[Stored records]

(begin)

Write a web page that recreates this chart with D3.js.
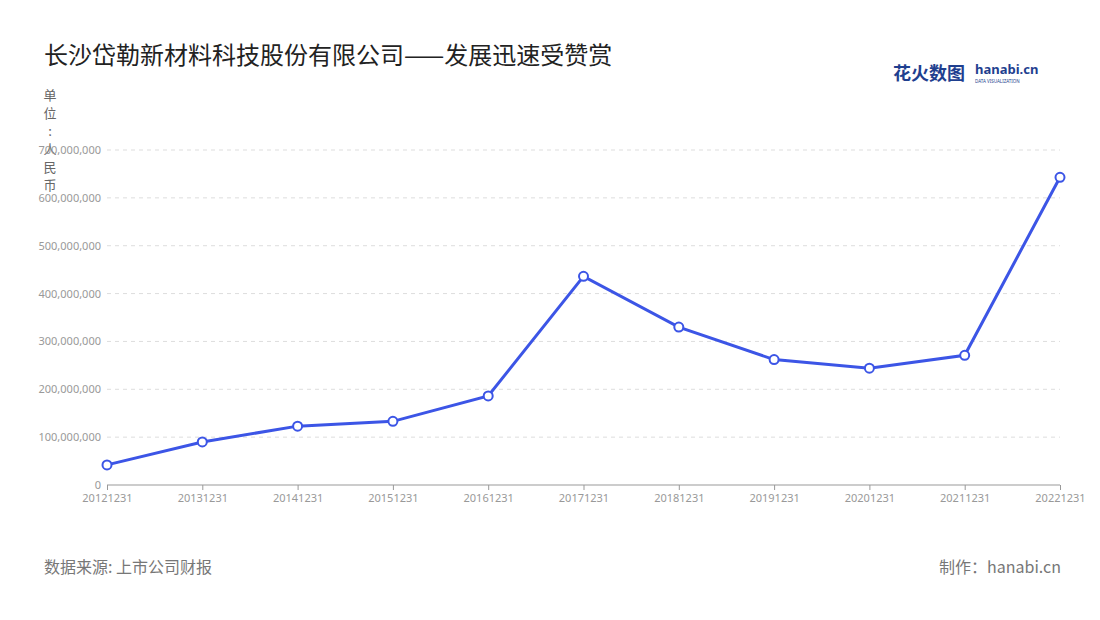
<!DOCTYPE html>
<html><head><meta charset="utf-8">
<script src="https://cdn.jsdelivr.net/npm/d3@7"></script>
<style>body{margin:0;background:#fff;font-family:"Noto Sans CJK SC","Noto Sans",sans-serif;}</style>
</head><body><svg id="c" width="1100" height="620"></svg>
<script>
const categories=["20121231","20131231","20141231","20151231","20161231","20171231","20181231","20191231","20201231","20211231","20221231"];
const values=[42e6,90e6,123e6,133e6,186e6,436e6,330e6,262e6,244e6,271e6,643e6];
const yTicks=[0,1e8,2e8,3e8,4e8,5e8,6e8,7e8];
const svg=d3.select("#c");
const x=d3.scalePoint().domain(categories).range([107,1060]);
const y=d3.scaleLinear().domain([0,7e8]).range([485,150]);
const F='"Noto Sans CJK SC",sans-serif';
svg.append("text").attr("x",44).attr("y",64).attr("font-size",24).attr("fill","#222").attr("font-family",F).text("长沙岱勒新材料科技股份有限公司——发展迅速受赞赏");
// logo
svg.append("text").attr("x",893).attr("y",80).attr("font-size",18).attr("font-weight","bold").attr("fill","#1f3f8f").attr("font-family",F).text("花火数图");
svg.append("text").attr("x",975).attr("y",74).attr("font-size",13).attr("font-weight","bold").attr("fill","#1f3f8f").attr("font-family","Noto Sans").text("hanabi.cn");
svg.append("text").attr("x",975).attr("y",83).attr("font-size",4.5).attr("fill","#1f3f8f").attr("font-family","Noto Sans").text("DATA VISUALIZATION");
// unit label
"单位：人民币".split("").forEach((ch,i)=>{svg.append("text").attr("x",50).attr("y",100+i*18).attr("text-anchor","middle").attr("font-size",13).attr("fill","#666").attr("font-family",F).text(ch==="："?":":ch);});
// grid
svg.append("g").selectAll("line").data(yTicks.slice(1)).join("line")
 .attr("x1",107).attr("x2",1060).attr("y1",d=>y(d)).attr("y2",d=>y(d))
 .attr("stroke","#ddd").attr("stroke-dasharray","4,4");
const ya=svg.append("g").attr("transform","translate(107,0)").call(d3.axisLeft(y).tickValues(yTicks).tickFormat(d3.format(",")).tickSize(0).tickPadding(6));
ya.select(".domain").remove();
ya.selectAll("text").attr("fill","#999").attr("font-size",11).attr("font-family","Noto Sans");
const xa=svg.append("g").attr("transform","translate(0,485)").call(d3.axisBottom(x).tickSize(5).tickPadding(4));
xa.select(".domain").attr("stroke","#999").attr("d","M107,0H1060");
xa.selectAll("line").attr("stroke","#999");
xa.selectAll("text").attr("fill","#999").attr("font-size",11).attr("font-family","Noto Sans");
const pts=categories.map((c,i)=>[x(c),y(values[i])]);
svg.append("path").attr("d",d3.line()(pts)).attr("fill","none").attr("stroke","#3c55e6").attr("stroke-width",3);
svg.append("g").selectAll("circle").data(pts).join("circle").attr("cx",d=>d[0]).attr("cy",d=>d[1]).attr("r",4.5)
 .attr("fill","#fff").attr("stroke","#3c55e6").attr("stroke-width",2);
svg.append("text").attr("x",44).attr("y",573).attr("font-size",16).attr("fill","#777").attr("font-family",F).text("数据来源: 上市公司财报");
svg.append("text").attr("x",1061).attr("y",573).attr("text-anchor","end").attr("font-size",16).attr("fill","#777").attr("font-family",F).text("制作：hanabi.cn");
</script></body></html>
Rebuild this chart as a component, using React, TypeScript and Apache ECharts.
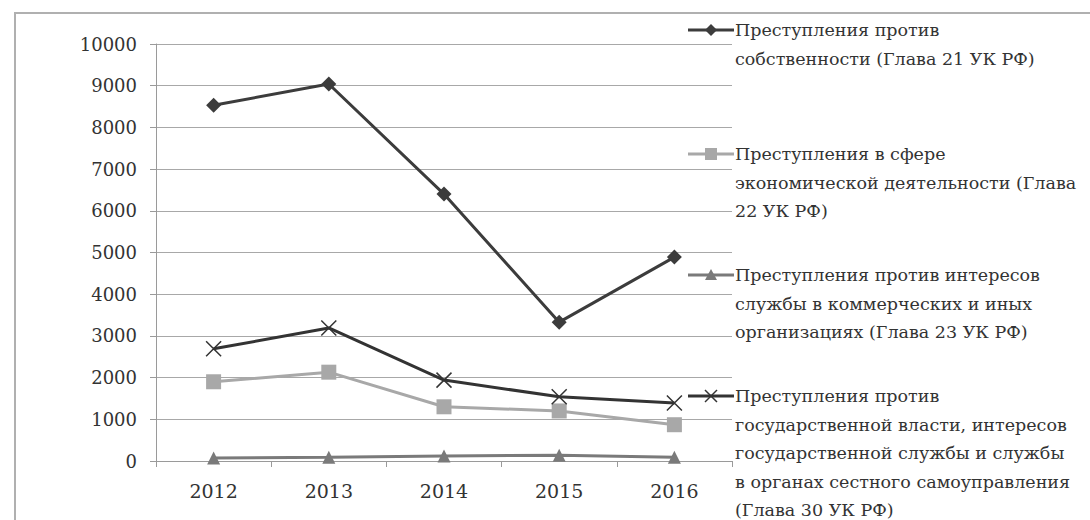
import React, { useEffect, useRef } from "react";
import * as echarts from "echarts";

const years = ["2012", "2013", "2014", "2015", "2016"];
const seriesNames = [
  "Преступления против собственности (Глава 21 УК РФ)",
  "Преступления в сфере экономической деятельности (Глава 22 УК РФ)",
  "Преступления против интересов службы в коммерческих и иных организациях (Глава 23 УК РФ)",
  "Преступления против государственной власти, интересов государственной службы и службы в органах сестного самоуправления (Глава 30 УК РФ)",
];
const legendLines = [
  ["Преступления против", "собственности (Глава 21 УК РФ)"],
  ["Преступления в сфере", "экономической деятельности (Глава", "22 УК РФ)"],
  ["Преступления против интересов", "службы в коммерческих и иных", "организациях (Глава 23 УК РФ)"],
  ["Преступления против", "государственной власти, интересов", "государственной службы и службы", "в органах сестного самоуправления", "(Глава 30 УК РФ)"],
];
const property = [8530, 9040, 6400, 3330, 4890];
const economic = [1900, 2130, 1300, 1200, 870];
const commercial = [70, 90, 120, 140, 90];
const stateService = [2690, 3190, 1940, 1540, 1390];

const FONT = "DejaVu Serif";
const X_PATH = "path://M0,0L10,10M10,0L0,10";

export default function App() {
  const ref = useRef<HTMLDivElement>(null);
  useEffect(() => {
    if (!ref.current) return;
    const chart = echarts.init(ref.current, undefined, { renderer: "svg" });
    const colors = ["#3c3c3c", "#a8a8a8", "#7a7a7a", "#333333"];
    const legendTops = [30, 154, 275, 396];
    const lh = 28.5;
    const graphics: any[] = [
      {
        type: "rect",
        shape: { x: 15, y: 13, width: 1100, height: 540 },
        style: { fill: "none", stroke: "#b0b0b0", lineWidth: 2 },
        z: 0,
      },
    ];
    legendLines.forEach((lines, i) => {
      const y = legendTops[i];
      graphics.push({
        type: "line",
        shape: { x1: 688, y1: y, x2: 734, y2: y },
        style: { stroke: colors[i], lineWidth: 3 },
        z: 10,
      });
      const cx = 711;
      if (i === 0) {
        graphics.push({ type: "polygon", shape: { points: [[cx, y - 6], [cx + 6, y], [cx, y + 6], [cx - 6, y]] }, style: { fill: colors[0] }, z: 11 });
      } else if (i === 1) {
        graphics.push({ type: "rect", shape: { x: cx - 6, y: y - 6, width: 12, height: 12 }, style: { fill: colors[1] }, z: 11 });
      } else if (i === 2) {
        graphics.push({ type: "polygon", shape: { points: [[cx, y - 6], [cx + 6, y + 5], [cx - 6, y + 5]] }, style: { fill: colors[2] }, z: 11 });
      } else {
        graphics.push({ type: "line", shape: { x1: cx - 6, y1: y - 6, x2: cx + 6, y2: y + 6 }, style: { stroke: colors[3], lineWidth: 1.5 }, z: 11 });
        graphics.push({ type: "line", shape: { x1: cx - 6, y1: y + 6, x2: cx + 6, y2: y - 6 }, style: { stroke: colors[3], lineWidth: 1.5 }, z: 11 });
      }
      lines.forEach((t, k) => {
        graphics.push({
          type: "text",
          x: 735,
          y: y + k * lh,
          style: {
            text: t,
            fontFamily: FONT,
            fontSize: 17.5,
            fill: "#333",
            verticalAlign: "middle",
            align: "left",
          },
          z: 12,
        });
      });
    });

    chart.setOption({
      animation: false,
      backgroundColor: "#ffffff",
      textStyle: { fontFamily: FONT },
      grid: { left: 156, right: 358, top: 44, bottom: 59, containLabel: false },
      xAxis: {
        type: "category",
        data: years,
        boundaryGap: true,
        axisLine: { show: true, lineStyle: { color: "#9a9a9a", width: 1 } },
        axisTick: { show: true, alignWithLabel: false, length: 6, lineStyle: { color: "#9a9a9a" } },
        axisLabel: { color: "#333", fontFamily: FONT, fontSize: 19, margin: 20 },
      },
      yAxis: {
        type: "value",
        min: 0,
        max: 10000,
        interval: 1000,
        axisLine: { show: true, lineStyle: { color: "#9a9a9a", width: 1 } },
        axisTick: { show: true, length: 6, lineStyle: { color: "#9a9a9a" } },
        axisLabel: {
          color: "#333",
          fontFamily: FONT,
          fontSize: 18,
          margin: 19,
          formatter: (v: number) => String(v),
        },
        splitLine: { show: true, lineStyle: { color: "#a8a8a8", width: 1 } },
      },
      graphic: graphics,
      series: [
        {
          name: seriesNames[0],
          type: "line",
          data: property,
          symbol: "diamond",
          symbolSize: 15,
          lineStyle: { color: colors[0], width: 3 },
          itemStyle: { color: colors[0] },
          z: 5,
        },
        {
          name: seriesNames[1],
          type: "line",
          data: economic,
          symbol: "rect",
          symbolSize: 15,
          lineStyle: { color: colors[1], width: 3 },
          itemStyle: { color: colors[1] },
          z: 4,
        },
        {
          name: seriesNames[2],
          type: "line",
          data: commercial,
          symbol: "triangle",
          symbolSize: 13,
          lineStyle: { color: colors[2], width: 3 },
          itemStyle: { color: colors[2] },
          z: 3,
        },
        {
          name: seriesNames[3],
          type: "line",
          data: stateService,
          symbol: X_PATH,
          symbolSize: 15,
          lineStyle: { color: colors[3], width: 3 },
          itemStyle: { color: "none", borderColor: colors[3], borderWidth: 1.5 },
          z: 6,
        },
      ],
    });
    return () => chart.dispose();
  }, []);
  return (
    <div
      ref={ref}
      style={{ position: "fixed", left: 0, top: 0, width: 1090, height: 520, background: "#fff" }}
    />
  );
}
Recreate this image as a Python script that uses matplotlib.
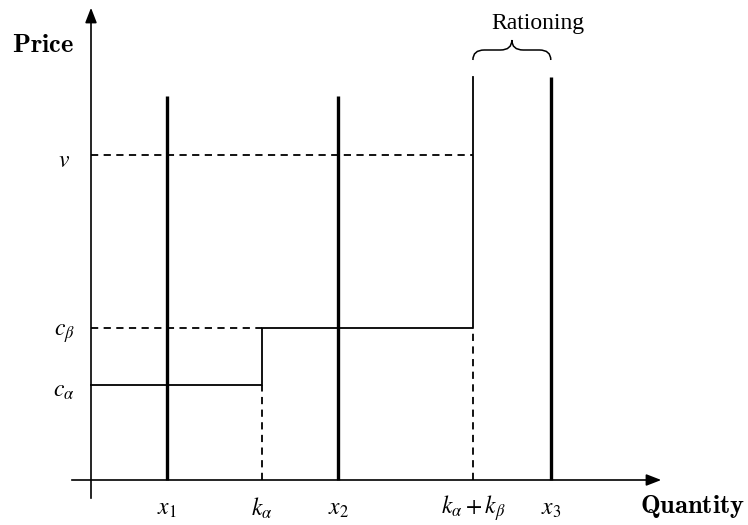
import matplotlib.pyplot as plt
from matplotlib.path import Path
from matplotlib.patches import PathPatch

# quantities on the horizontal axis
demand_q = [2.0, 6.5, 12.1]          # x1, x2, x3
demand_top = [10.1, 10.1, 10.6]
cap_alpha = 4.5                        # k_alpha
cap_total = 10.05                      # k_alpha + k_beta
# prices
v = 8.55
c_alpha = 2.5
c_beta = 4.0
supply_top = 10.6

x_labels = ['$x_1$', '$k_\\alpha$', '$x_2$', '$k_\\alpha+k_\\beta$', '$x_3$']
x_label_pos = [demand_q[0], cap_alpha, demand_q[1], cap_total, demand_q[2]]
y_labels = ['$v$', '$c_\\beta$', '$c_\\alpha$']
y_label_pos = [v, c_beta, c_alpha]

px = 38.0  # pixels per unit
fig = plt.figure(figsize=(7.48, 5.25), dpi=100)
ax = fig.add_axes([0, 0, 1, 1])
ax.set_xlim(-91 / px, (748 - 91) / px)
ax.set_ylim(-(525 - 480) / px, 480 / px)
ax.axis('off')

# axes with arrow heads
ax.plot([-19 / px, 560 / px], [0, 0], color='k', lw=1.2)
ax.plot([0, 0], [-18 / px, 465 / px], color='k', lw=1.2)
head = dict(arrowstyle='-|>,head_length=0.9,head_width=0.35', color='k', lw=1.2)
ax.annotate('', xy=(573 / px, 0), xytext=(555 / px, 0), arrowprops=head)
ax.annotate('', xy=(0, 475 / px), xytext=(0, 455 / px), arrowprops=head)

# demand (vertical thick lines)
for q, top in zip(demand_q, demand_top):
    ax.plot([q, q], [0, top], color='k', lw=2.4, solid_capstyle='butt')

# supply step curve
ax.plot([0, cap_alpha, cap_alpha, cap_total, cap_total],
        [c_alpha, c_alpha, c_beta, c_beta, supply_top],
        color='k', lw=1.3)

# dashed guides
dash = dict(color='k', lw=1.3, ls=(0, (4, 3)))
ax.plot([0, cap_total], [v, v], **dash)
ax.plot([0, cap_alpha], [c_beta, c_beta], **dash)
ax.plot([cap_alpha, cap_alpha], [0, c_alpha], **dash)
ax.plot([cap_total, cap_total], [0, c_beta], **dash)

# tick labels
for lab, pos in zip(x_labels, x_label_pos):
    ax.text(pos, -28 / px, lab, ha='center', va='center', fontsize=17,
            math_fontfamily='stix')
for lab, pos in zip(y_labels, y_label_pos):
    ax.text(-27 / px, pos - 0.12, lab, ha='center', va='center', fontsize=17,
            math_fontfamily='stix')

ax.text(-79 / px, 435 / px, r'$\mathbf{Price}$', ha='left', va='center',
        fontsize=19, math_fontfamily='cm')
ax.text(549 / px, -26 / px, r'$\mathbf{Quantity}$', ha='left', va='center',
        fontsize=19, math_fontfamily='cm')

# brace over the rationing gap
x0, x1 = cap_total, demand_q[2]
xm = (x0 + x1) / 2
yb, yh, yt = 420 / px, 430 / px, 440 / px
verts = [(x0, yb),
         (x0, yh), (x0 + 0.3, yh),
         (xm - 0.3, yh),
         (xm, yh), (xm, yt),
         (xm, yh), (xm + 0.3, yh),
         (x1 - 0.3, yh),
         (x1, yh), (x1, yb)]
codes = [Path.MOVETO,
         Path.CURVE3, Path.CURVE3,
         Path.LINETO,
         Path.CURVE3, Path.CURVE3,
         Path.CURVE3, Path.CURVE3,
         Path.LINETO,
         Path.CURVE3, Path.CURVE3]
ax.add_patch(PathPatch(Path(verts, codes), fc='none', ec='k', lw=1.1))
ax.text(447 / px, 456 / px, 'Rationing', ha='center', va='center',
        fontsize=17, family='Liberation Serif')

fig.savefig('out.png', dpi=100)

(end)

_Task prompt_: Copy exactly, and copy only, the lines from the one with "Recreate this image" to the one with "from matplotlib.patches import PathPatch", ends included. Pictures are not part of the copy.

_Reply_:
Recreate this image as a Python script that uses matplotlib.
import matplotlib.pyplot as plt
from matplotlib.path import Path
from matplotlib.patches import PathPatch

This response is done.